-- Data in this exercise --
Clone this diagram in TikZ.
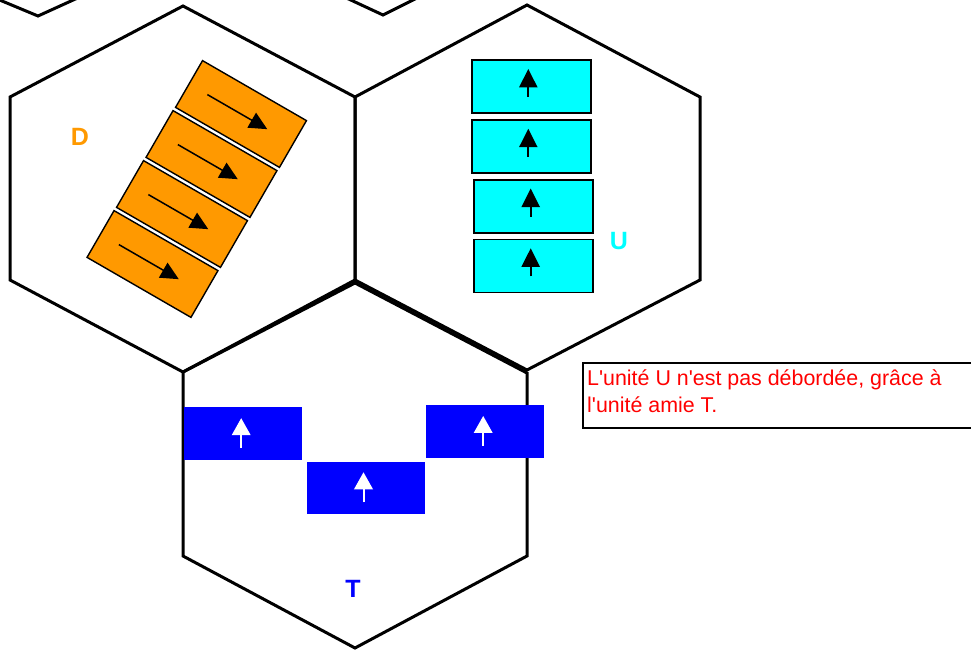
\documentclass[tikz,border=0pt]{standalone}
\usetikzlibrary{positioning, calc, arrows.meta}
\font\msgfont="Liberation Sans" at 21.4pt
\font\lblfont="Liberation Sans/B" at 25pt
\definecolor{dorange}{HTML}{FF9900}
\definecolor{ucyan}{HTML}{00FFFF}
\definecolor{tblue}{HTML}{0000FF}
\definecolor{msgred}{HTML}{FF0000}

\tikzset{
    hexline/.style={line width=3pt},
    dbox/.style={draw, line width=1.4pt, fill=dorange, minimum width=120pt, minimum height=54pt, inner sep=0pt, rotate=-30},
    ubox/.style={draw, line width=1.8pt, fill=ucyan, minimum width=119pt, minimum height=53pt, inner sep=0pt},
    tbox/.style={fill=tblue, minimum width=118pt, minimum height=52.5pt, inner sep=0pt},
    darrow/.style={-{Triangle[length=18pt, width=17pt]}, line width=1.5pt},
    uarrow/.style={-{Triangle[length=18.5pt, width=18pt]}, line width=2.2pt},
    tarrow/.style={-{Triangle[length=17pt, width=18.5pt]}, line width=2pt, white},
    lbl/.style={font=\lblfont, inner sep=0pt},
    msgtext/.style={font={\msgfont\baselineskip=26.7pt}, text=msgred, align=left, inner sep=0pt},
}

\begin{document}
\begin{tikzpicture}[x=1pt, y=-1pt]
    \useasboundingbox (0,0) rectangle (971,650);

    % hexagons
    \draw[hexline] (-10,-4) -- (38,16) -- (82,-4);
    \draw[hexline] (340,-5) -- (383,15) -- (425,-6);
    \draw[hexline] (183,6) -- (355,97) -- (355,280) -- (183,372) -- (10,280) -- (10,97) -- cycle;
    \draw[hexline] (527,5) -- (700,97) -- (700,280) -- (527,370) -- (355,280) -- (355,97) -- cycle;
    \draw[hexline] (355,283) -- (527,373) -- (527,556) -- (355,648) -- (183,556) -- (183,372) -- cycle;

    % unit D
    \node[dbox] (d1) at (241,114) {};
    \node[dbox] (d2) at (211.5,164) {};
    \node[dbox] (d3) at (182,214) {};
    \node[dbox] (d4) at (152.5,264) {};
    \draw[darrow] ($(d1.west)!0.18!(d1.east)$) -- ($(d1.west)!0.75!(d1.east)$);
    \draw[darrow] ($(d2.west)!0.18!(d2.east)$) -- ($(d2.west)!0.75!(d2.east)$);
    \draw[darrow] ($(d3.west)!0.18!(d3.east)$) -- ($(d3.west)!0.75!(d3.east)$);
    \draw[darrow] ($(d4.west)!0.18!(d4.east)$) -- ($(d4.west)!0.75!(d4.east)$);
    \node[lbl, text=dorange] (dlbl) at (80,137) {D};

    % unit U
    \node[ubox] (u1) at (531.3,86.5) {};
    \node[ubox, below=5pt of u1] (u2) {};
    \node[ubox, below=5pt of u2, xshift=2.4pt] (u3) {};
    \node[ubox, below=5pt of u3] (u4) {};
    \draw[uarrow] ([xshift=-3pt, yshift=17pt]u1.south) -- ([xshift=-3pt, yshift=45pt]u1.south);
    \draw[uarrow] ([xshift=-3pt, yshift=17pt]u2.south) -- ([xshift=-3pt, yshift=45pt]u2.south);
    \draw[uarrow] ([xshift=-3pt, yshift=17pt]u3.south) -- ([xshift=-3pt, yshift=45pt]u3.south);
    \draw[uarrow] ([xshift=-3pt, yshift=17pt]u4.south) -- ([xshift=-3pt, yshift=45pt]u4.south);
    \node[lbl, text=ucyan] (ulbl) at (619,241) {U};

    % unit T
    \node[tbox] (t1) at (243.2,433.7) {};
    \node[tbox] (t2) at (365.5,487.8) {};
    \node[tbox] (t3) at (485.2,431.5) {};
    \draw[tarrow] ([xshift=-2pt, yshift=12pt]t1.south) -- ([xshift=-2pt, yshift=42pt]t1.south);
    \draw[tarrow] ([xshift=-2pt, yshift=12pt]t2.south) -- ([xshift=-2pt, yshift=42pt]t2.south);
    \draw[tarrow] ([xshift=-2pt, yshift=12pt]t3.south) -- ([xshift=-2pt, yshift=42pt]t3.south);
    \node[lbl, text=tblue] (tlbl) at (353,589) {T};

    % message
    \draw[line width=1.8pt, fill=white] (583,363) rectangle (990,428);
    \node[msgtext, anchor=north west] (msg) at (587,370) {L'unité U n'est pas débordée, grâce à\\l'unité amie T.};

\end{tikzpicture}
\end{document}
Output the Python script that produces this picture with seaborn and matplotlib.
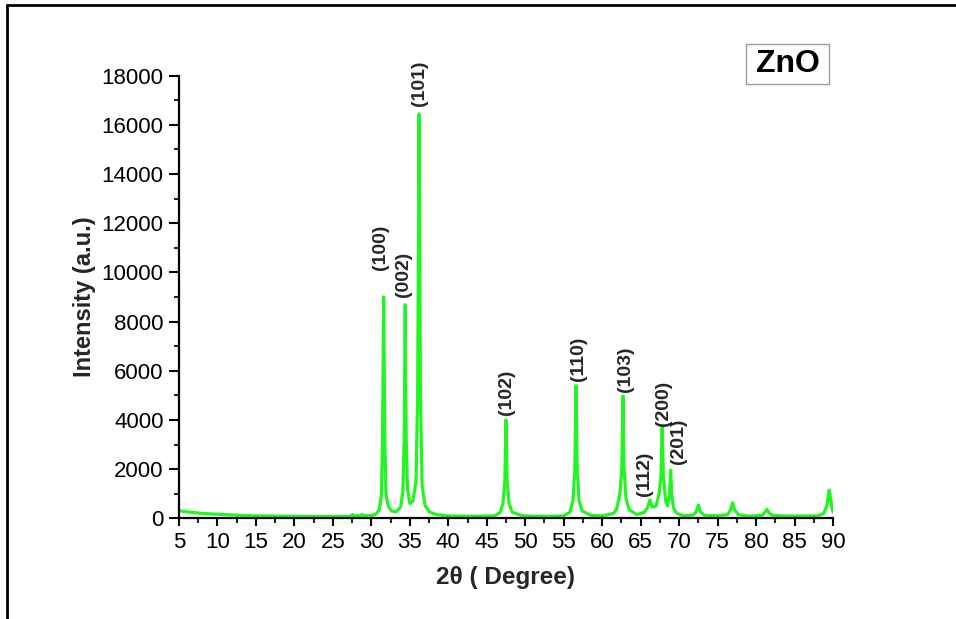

-- Stated goal --
Repeat verbatim all the material, but not the pictures.

-- Response for this exercise --
Clone this diagram in TikZ.
\documentclass[tikz,border=0pt]{standalone}
\usetikzlibrary{positioning, calc, arrows.meta}
\font\msgfont="Liberation Sans" at 21.4pt
\font\lblfont="Liberation Sans/B" at 25pt
\definecolor{dorange}{HTML}{FF9900}
\definecolor{ucyan}{HTML}{00FFFF}
\definecolor{tblue}{HTML}{0000FF}
\definecolor{msgred}{HTML}{FF0000}

\tikzset{
    hexline/.style={line width=3pt},
    dbox/.style={draw, line width=1.4pt, fill=dorange, minimum width=120pt, minimum height=54pt, inner sep=0pt, rotate=-30},
    ubox/.style={draw, line width=1.8pt, fill=ucyan, minimum width=119pt, minimum height=53pt, inner sep=0pt},
    tbox/.style={fill=tblue, minimum width=118pt, minimum height=52.5pt, inner sep=0pt},
    darrow/.style={-{Triangle[length=18pt, width=17pt]}, line width=1.5pt},
    uarrow/.style={-{Triangle[length=18.5pt, width=18pt]}, line width=2.2pt},
    tarrow/.style={-{Triangle[length=17pt, width=18.5pt]}, line width=2pt, white},
    lbl/.style={font=\lblfont, inner sep=0pt},
    msgtext/.style={font={\msgfont\baselineskip=26.7pt}, text=msgred, align=left, inner sep=0pt},
}

\begin{document}
\begin{tikzpicture}[x=1pt, y=-1pt]
    \useasboundingbox (0,0) rectangle (971,650);

    % hexagons
    \draw[hexline] (-10,-4) -- (38,16) -- (82,-4);
    \draw[hexline] (340,-5) -- (383,15) -- (425,-6);
    \draw[hexline] (183,6) -- (355,97) -- (355,280) -- (183,372) -- (10,280) -- (10,97) -- cycle;
    \draw[hexline] (527,5) -- (700,97) -- (700,280) -- (527,370) -- (355,280) -- (355,97) -- cycle;
    \draw[hexline] (355,283) -- (527,373) -- (527,556) -- (355,648) -- (183,556) -- (183,372) -- cycle;

    % unit D
    \node[dbox] (d1) at (241,114) {};
    \node[dbox] (d2) at (211.5,164) {};
    \node[dbox] (d3) at (182,214) {};
    \node[dbox] (d4) at (152.5,264) {};
    \draw[darrow] ($(d1.west)!0.18!(d1.east)$) -- ($(d1.west)!0.75!(d1.east)$);
    \draw[darrow] ($(d2.west)!0.18!(d2.east)$) -- ($(d2.west)!0.75!(d2.east)$);
    \draw[darrow] ($(d3.west)!0.18!(d3.east)$) -- ($(d3.west)!0.75!(d3.east)$);
    \draw[darrow] ($(d4.west)!0.18!(d4.east)$) -- ($(d4.west)!0.75!(d4.east)$);
    \node[lbl, text=dorange] (dlbl) at (80,137) {D};

    % unit U
    \node[ubox] (u1) at (531.3,86.5) {};
    \node[ubox, below=5pt of u1] (u2) {};
    \node[ubox, below=5pt of u2, xshift=2.4pt] (u3) {};
    \node[ubox, below=5pt of u3] (u4) {};
    \draw[uarrow] ([xshift=-3pt, yshift=17pt]u1.south) -- ([xshift=-3pt, yshift=45pt]u1.south);
    \draw[uarrow] ([xshift=-3pt, yshift=17pt]u2.south) -- ([xshift=-3pt, yshift=45pt]u2.south);
    \draw[uarrow] ([xshift=-3pt, yshift=17pt]u3.south) -- ([xshift=-3pt, yshift=45pt]u3.south);
    \draw[uarrow] ([xshift=-3pt, yshift=17pt]u4.south) -- ([xshift=-3pt, yshift=45pt]u4.south);
    \node[lbl, text=ucyan] (ulbl) at (619,241) {U};

    % unit T
    \node[tbox] (t1) at (243.2,433.7) {};
    \node[tbox] (t2) at (365.5,487.8) {};
    \node[tbox] (t3) at (485.2,431.5) {};
    \draw[tarrow] ([xshift=-2pt, yshift=12pt]t1.south) -- ([xshift=-2pt, yshift=42pt]t1.south);
    \draw[tarrow] ([xshift=-2pt, yshift=12pt]t2.south) -- ([xshift=-2pt, yshift=42pt]t2.south);
    \draw[tarrow] ([xshift=-2pt, yshift=12pt]t3.south) -- ([xshift=-2pt, yshift=42pt]t3.south);
    \node[lbl, text=tblue] (tlbl) at (353,589) {T};

    % message
    \draw[line width=1.8pt, fill=white] (583,363) rectangle (990,428);
    \node[msgtext, anchor=north west] (msg) at (587,370) {L'unité U n'est pas débordée, grâce à\\l'unité amie T.};

\end{tikzpicture}
\end{document}
Output the Python script that produces this picture with seaborn and matplotlib.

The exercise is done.